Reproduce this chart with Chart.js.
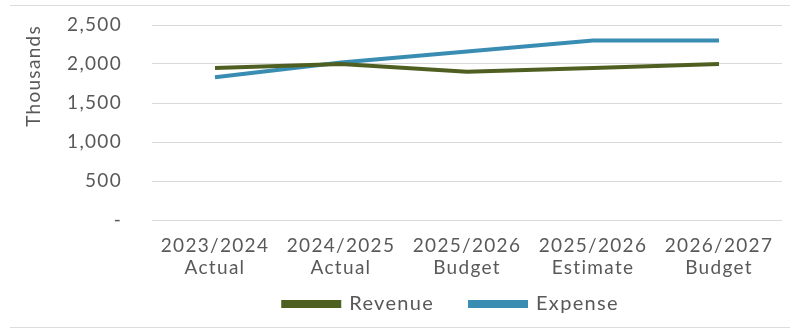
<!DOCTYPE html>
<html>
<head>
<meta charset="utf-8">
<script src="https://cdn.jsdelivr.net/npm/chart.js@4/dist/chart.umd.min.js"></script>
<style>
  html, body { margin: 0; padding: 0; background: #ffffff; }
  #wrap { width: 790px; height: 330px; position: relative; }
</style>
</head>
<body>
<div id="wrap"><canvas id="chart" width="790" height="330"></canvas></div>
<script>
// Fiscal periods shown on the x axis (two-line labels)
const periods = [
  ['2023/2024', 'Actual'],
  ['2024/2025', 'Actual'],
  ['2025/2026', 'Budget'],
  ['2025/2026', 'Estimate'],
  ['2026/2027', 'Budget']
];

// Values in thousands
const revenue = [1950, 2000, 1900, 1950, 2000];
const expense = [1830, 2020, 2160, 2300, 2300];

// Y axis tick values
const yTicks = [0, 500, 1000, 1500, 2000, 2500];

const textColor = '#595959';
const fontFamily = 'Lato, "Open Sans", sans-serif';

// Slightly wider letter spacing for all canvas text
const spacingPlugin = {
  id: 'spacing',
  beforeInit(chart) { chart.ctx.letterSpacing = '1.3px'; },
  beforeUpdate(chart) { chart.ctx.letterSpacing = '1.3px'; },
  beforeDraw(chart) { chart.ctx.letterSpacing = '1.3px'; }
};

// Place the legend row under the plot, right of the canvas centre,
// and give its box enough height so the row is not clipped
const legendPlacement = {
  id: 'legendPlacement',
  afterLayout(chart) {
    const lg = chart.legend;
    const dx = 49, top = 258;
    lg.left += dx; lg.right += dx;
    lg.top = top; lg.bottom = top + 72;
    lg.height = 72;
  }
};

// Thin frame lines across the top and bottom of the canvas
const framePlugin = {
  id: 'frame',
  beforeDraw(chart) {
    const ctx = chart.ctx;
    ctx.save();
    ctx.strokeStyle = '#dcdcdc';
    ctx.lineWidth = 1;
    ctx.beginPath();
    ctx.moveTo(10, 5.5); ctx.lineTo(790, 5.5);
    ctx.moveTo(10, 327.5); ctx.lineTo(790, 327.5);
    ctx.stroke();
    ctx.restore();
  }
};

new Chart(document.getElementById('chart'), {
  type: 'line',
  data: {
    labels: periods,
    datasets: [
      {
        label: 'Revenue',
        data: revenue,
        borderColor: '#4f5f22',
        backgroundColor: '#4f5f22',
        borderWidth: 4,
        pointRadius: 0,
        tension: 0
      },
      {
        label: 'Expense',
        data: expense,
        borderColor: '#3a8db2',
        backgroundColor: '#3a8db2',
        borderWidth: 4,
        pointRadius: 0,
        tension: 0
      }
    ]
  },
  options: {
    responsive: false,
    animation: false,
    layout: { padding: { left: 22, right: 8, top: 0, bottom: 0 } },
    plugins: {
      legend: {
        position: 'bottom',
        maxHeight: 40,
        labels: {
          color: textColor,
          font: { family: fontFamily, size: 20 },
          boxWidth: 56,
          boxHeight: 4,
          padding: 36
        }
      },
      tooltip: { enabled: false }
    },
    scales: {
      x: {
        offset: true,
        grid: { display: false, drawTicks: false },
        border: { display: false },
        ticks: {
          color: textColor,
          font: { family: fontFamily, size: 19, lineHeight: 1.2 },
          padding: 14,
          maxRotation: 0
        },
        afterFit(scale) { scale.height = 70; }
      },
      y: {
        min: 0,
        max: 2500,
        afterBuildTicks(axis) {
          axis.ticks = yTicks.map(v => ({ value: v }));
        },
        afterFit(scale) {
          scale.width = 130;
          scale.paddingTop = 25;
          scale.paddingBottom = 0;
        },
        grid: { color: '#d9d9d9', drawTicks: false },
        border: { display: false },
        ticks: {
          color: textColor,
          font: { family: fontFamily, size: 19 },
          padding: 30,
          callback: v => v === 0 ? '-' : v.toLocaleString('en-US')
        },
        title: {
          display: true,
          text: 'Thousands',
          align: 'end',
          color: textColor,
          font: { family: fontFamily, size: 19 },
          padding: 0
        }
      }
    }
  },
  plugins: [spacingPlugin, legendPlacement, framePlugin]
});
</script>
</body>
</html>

◆ **REQUIRED WORK**: Return each line of the listing that holds the string "chart".

◆ **TASK SOLUTION**:
Reproduce this chart with Chart.js.
<script src="https://cdn.jsdelivr.net/npm/chart.js@4/dist/chart.umd.min.js"></script>
<div id="wrap"><canvas id="chart" width="790" height="330"></canvas></div>
  beforeInit(chart) { chart.ctx.letterSpacing = '1.3px'; },
  beforeUpdate(chart) { chart.ctx.letterSpacing = '1.3px'; },
  beforeDraw(chart) { chart.ctx.letterSpacing = '1.3px'; }
  afterLayout(chart) {
    const lg = chart.legend;
  beforeDraw(chart) {
    const ctx = chart.ctx;
new Chart(document.getElementById('chart'), {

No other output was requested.